*Dataset extract*:
────

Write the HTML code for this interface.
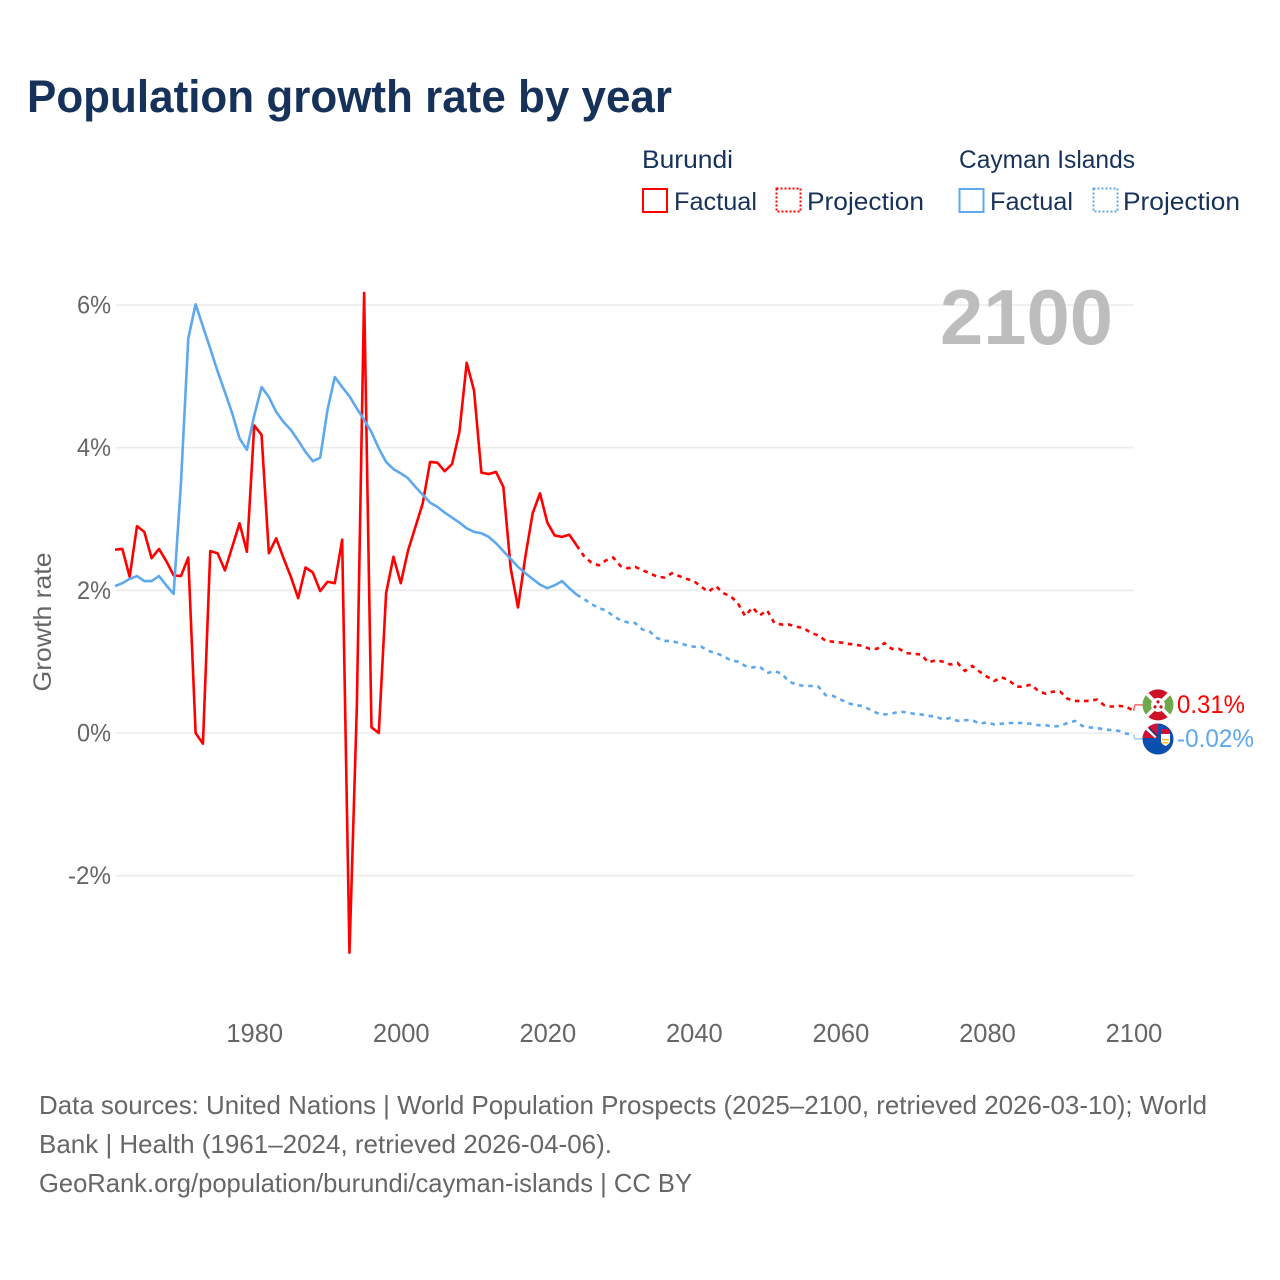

────

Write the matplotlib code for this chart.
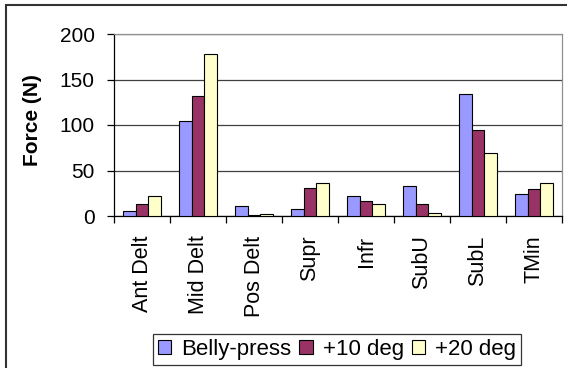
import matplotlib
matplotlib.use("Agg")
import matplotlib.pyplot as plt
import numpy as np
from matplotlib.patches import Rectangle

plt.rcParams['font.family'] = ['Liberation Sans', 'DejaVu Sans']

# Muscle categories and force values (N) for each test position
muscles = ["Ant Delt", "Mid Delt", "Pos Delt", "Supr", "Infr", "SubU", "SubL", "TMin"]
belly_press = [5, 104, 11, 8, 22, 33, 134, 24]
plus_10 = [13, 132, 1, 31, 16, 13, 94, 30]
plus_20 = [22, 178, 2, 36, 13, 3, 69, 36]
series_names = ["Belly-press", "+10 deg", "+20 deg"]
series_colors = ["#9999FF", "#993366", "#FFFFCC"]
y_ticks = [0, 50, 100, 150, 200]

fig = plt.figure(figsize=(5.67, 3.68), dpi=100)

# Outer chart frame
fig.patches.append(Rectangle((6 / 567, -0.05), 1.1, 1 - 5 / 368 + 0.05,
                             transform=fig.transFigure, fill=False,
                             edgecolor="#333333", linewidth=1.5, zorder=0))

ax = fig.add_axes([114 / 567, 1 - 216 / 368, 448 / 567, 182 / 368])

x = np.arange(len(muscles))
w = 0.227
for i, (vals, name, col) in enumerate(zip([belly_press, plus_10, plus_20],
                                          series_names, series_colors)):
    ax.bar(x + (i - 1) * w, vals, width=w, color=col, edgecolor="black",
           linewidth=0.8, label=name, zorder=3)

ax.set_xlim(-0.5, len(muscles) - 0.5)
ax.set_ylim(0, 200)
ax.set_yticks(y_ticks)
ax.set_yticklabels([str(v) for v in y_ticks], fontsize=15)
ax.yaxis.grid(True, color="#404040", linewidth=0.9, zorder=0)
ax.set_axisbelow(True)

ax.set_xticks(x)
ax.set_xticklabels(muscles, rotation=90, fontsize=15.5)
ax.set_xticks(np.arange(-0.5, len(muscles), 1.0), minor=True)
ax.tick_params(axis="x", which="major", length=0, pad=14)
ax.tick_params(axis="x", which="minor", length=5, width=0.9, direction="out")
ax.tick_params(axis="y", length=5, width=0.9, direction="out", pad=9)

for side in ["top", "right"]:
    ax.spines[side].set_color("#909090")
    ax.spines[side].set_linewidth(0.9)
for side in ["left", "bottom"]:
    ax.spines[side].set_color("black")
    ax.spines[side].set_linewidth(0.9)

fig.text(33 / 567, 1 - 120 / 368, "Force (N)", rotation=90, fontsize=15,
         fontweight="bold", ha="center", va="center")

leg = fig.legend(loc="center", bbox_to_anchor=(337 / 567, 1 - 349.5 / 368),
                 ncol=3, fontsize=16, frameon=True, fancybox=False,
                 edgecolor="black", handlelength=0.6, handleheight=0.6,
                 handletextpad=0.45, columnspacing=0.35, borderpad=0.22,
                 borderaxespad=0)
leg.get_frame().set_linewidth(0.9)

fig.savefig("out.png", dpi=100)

────

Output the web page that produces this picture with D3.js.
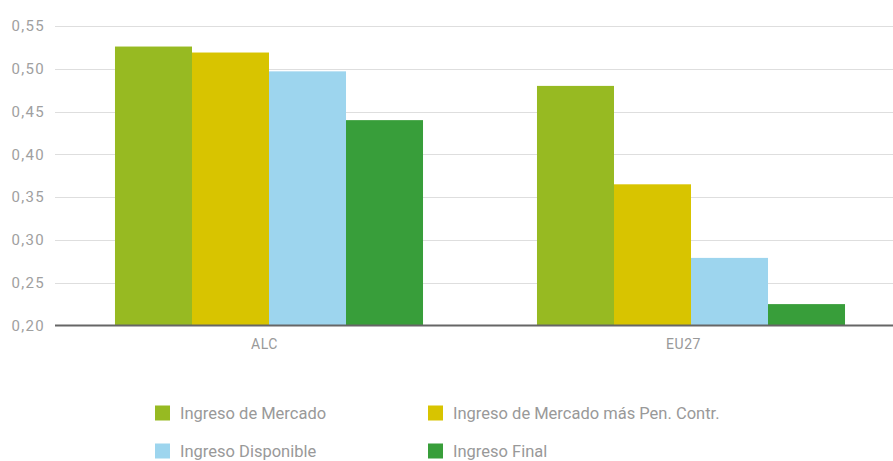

────

*Task description*: Look over the records above and copy each line that includes the string "chart".

*Exercise result*:
Write the matplotlib code for this chart.
# Outer chart frame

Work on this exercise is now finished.